Plotting code records:
******

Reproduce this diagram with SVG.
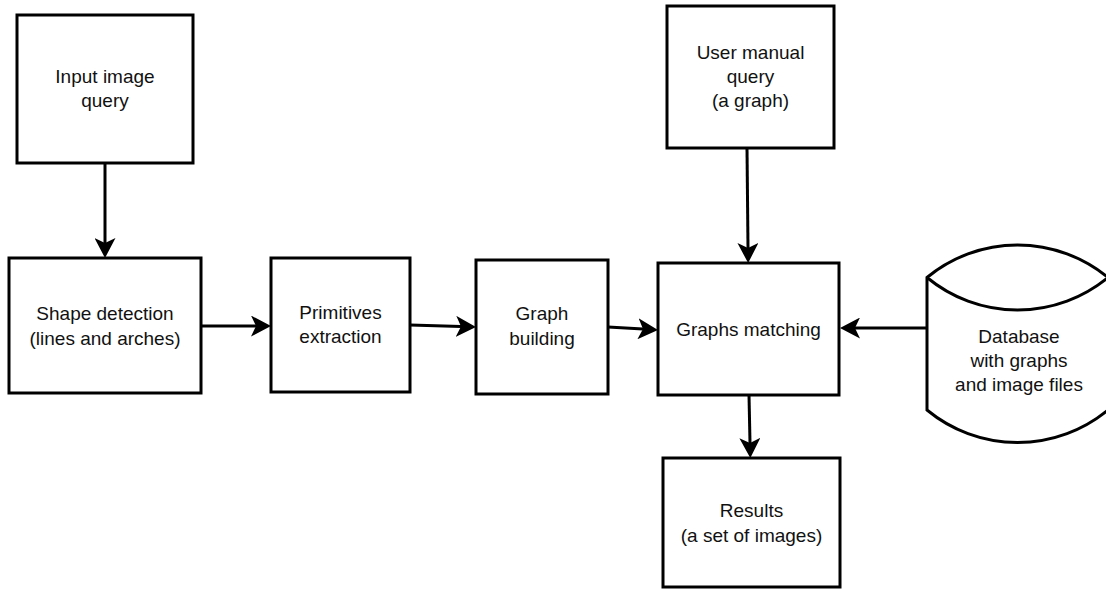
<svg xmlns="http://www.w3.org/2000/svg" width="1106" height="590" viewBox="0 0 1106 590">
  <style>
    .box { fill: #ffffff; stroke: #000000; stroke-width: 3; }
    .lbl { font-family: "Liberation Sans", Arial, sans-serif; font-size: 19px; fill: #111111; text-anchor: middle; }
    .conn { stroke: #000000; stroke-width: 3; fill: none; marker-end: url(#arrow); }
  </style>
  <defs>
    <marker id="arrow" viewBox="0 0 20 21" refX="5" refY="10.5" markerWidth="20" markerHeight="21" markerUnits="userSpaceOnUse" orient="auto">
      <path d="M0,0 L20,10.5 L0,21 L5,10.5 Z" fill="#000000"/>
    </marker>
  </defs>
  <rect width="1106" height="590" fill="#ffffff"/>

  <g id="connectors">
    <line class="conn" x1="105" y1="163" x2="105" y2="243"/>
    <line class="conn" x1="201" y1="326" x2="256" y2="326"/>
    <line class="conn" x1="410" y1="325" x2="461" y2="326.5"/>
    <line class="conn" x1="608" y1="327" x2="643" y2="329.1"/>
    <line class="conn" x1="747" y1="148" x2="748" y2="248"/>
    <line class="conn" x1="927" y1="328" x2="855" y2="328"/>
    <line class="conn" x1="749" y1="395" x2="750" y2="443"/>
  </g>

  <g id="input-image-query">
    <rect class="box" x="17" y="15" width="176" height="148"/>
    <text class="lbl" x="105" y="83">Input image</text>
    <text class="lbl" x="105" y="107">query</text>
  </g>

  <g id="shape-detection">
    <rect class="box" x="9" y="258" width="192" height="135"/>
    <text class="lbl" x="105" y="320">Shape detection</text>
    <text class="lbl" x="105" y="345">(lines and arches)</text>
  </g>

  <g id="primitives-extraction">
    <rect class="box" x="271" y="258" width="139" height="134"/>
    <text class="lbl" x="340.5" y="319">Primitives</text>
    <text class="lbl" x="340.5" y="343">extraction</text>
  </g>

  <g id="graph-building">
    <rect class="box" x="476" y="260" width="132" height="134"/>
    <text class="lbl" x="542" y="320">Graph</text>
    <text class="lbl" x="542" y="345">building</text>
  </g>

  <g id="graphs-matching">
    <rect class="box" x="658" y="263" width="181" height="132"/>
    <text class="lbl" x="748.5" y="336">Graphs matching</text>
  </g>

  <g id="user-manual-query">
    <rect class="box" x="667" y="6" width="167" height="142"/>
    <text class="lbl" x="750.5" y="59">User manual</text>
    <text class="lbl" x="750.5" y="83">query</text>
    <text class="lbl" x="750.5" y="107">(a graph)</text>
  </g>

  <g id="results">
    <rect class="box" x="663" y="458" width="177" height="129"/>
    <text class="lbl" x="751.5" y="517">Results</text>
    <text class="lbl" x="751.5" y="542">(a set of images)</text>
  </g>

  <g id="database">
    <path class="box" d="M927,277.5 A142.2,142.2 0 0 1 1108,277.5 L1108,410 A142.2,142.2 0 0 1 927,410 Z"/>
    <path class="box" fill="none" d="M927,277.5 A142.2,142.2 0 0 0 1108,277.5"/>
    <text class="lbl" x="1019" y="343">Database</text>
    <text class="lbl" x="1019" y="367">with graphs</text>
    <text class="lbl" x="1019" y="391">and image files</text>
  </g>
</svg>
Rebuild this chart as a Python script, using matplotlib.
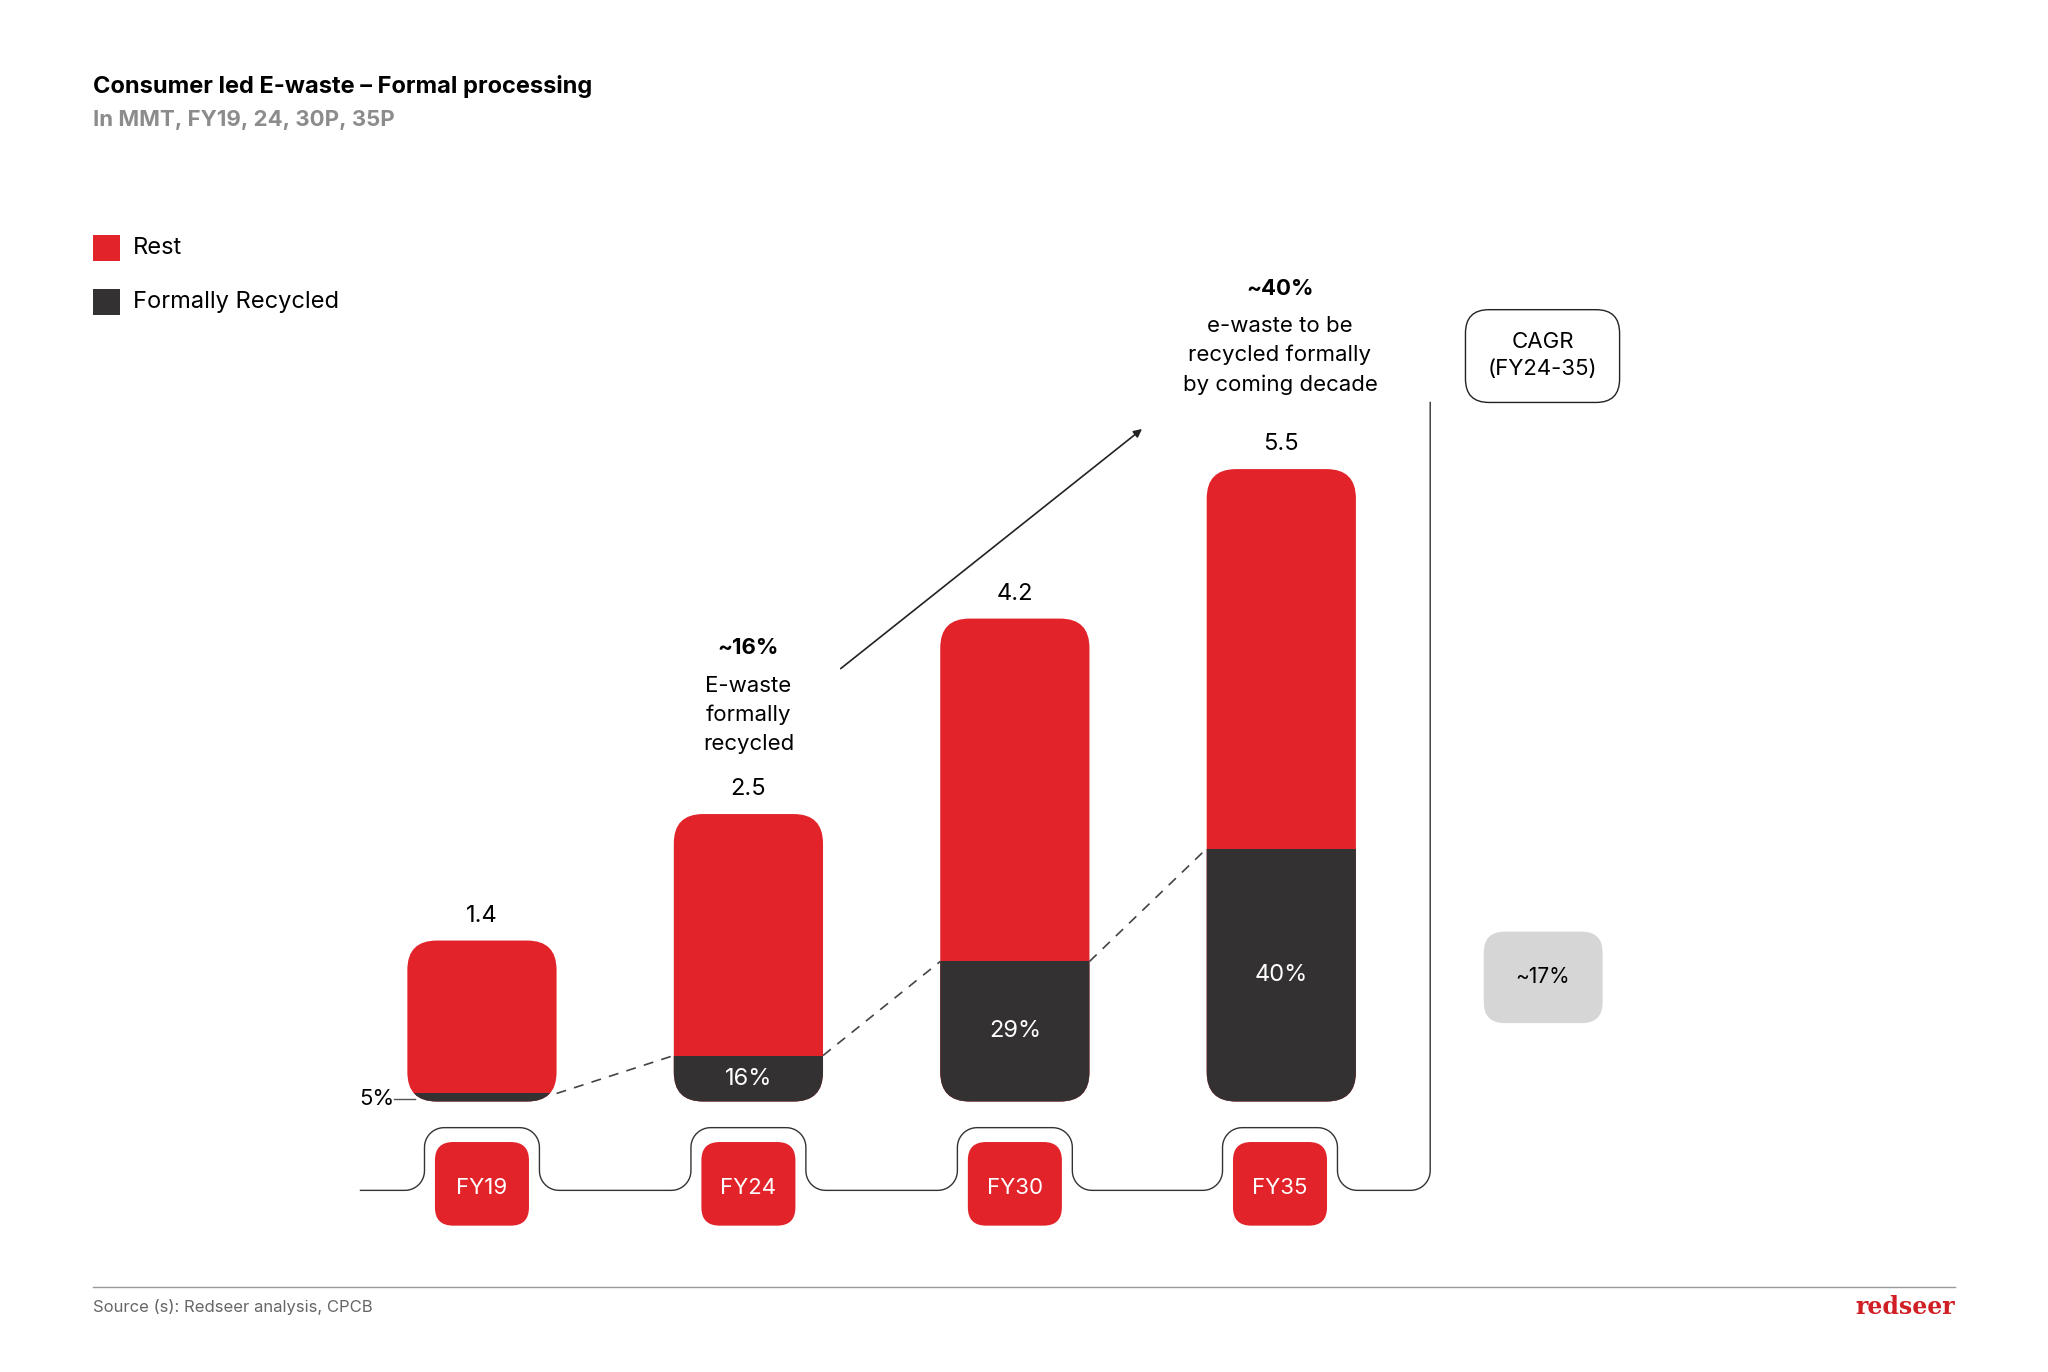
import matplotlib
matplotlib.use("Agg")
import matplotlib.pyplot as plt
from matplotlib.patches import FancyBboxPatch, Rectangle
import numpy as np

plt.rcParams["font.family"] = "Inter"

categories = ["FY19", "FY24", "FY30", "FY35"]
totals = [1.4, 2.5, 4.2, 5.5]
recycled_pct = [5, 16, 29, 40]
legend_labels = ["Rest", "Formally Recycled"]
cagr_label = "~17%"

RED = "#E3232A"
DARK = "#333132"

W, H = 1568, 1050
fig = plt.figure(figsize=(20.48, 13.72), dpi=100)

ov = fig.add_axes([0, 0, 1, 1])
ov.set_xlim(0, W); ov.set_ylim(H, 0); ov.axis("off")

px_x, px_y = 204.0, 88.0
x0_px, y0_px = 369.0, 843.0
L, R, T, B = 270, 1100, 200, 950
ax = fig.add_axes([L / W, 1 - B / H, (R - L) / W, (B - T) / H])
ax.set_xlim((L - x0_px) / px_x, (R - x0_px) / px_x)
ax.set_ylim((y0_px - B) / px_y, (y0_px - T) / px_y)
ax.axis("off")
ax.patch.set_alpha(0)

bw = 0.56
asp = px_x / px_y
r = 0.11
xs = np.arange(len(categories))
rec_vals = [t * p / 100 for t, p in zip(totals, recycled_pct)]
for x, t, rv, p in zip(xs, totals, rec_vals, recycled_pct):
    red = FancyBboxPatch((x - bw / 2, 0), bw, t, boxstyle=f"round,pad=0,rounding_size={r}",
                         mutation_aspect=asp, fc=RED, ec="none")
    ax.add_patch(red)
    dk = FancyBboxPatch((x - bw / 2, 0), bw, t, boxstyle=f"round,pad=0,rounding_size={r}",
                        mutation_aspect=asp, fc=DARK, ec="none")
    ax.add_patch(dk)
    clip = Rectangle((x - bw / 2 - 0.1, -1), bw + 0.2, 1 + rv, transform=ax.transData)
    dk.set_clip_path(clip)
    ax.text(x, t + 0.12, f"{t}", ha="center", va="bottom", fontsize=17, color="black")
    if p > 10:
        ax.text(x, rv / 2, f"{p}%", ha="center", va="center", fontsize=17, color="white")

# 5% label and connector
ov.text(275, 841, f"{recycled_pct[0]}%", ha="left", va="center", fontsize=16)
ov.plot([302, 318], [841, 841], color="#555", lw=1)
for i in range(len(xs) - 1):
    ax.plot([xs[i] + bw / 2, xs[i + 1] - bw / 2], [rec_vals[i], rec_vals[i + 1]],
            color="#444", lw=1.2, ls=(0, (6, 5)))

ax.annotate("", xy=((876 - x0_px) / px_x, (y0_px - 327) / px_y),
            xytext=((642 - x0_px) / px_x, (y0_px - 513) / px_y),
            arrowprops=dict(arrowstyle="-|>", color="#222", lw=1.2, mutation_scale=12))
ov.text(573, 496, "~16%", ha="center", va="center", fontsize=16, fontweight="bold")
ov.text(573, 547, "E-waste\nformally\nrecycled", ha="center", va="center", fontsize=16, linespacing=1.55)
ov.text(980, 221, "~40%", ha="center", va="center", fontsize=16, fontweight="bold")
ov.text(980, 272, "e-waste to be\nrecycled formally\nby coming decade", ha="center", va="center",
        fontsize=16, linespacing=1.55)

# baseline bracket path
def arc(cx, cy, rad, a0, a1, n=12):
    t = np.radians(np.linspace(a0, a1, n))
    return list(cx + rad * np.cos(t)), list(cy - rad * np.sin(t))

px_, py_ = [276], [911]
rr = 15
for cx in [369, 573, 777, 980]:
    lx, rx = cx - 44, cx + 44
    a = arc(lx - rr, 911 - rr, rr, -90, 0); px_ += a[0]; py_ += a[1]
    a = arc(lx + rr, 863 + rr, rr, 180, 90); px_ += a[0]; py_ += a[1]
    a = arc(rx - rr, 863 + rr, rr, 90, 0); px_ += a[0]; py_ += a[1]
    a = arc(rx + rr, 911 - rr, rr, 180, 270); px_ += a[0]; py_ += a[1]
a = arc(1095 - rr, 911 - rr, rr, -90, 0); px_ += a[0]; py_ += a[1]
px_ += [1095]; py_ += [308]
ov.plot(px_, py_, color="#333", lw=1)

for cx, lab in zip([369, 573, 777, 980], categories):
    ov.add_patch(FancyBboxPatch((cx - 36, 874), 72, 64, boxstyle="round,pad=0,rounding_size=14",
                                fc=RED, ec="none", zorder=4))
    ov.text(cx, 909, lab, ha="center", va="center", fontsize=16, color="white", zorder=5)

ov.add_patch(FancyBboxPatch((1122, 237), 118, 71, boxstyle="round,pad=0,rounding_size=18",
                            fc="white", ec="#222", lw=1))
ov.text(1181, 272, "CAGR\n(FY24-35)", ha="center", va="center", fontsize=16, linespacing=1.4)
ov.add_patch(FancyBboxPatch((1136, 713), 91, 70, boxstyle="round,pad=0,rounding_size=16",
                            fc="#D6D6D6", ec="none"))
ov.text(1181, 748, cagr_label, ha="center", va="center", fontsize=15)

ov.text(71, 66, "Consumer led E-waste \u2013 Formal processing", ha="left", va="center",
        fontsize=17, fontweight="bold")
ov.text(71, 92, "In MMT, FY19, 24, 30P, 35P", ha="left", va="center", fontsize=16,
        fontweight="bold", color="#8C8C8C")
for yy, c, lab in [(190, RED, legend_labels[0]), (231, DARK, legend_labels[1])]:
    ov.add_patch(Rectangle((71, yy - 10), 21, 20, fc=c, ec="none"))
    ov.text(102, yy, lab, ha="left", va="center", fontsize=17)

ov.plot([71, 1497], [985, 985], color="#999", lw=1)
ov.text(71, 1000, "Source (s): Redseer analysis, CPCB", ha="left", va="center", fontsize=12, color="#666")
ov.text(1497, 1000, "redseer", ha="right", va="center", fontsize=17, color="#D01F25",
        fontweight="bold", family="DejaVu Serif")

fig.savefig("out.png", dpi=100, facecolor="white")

******

▶ **Problem statement**
What's needed is an exact copy of the records above from the line containing "Rebuild this chart" down to the line containing "ov.set_xlim(0, W); ov.set_ylim(H, 0);", both included, without any pictures.

▶ **Correct answer**
Rebuild this chart as a Python script, using matplotlib.
import matplotlib
matplotlib.use("Agg")
import matplotlib.pyplot as plt
from matplotlib.patches import FancyBboxPatch, Rectangle
import numpy as np

plt.rcParams["font.family"] = "Inter"

categories = ["FY19", "FY24", "FY30", "FY35"]
totals = [1.4, 2.5, 4.2, 5.5]
recycled_pct = [5, 16, 29, 40]
legend_labels = ["Rest", "Formally Recycled"]
cagr_label = "~17%"

RED = "#E3232A"
DARK = "#333132"

W, H = 1568, 1050
fig = plt.figure(figsize=(20.48, 13.72), dpi=100)

ov = fig.add_axes([0, 0, 1, 1])
ov.set_xlim(0, W); ov.set_ylim(H, 0); ov.axis("off")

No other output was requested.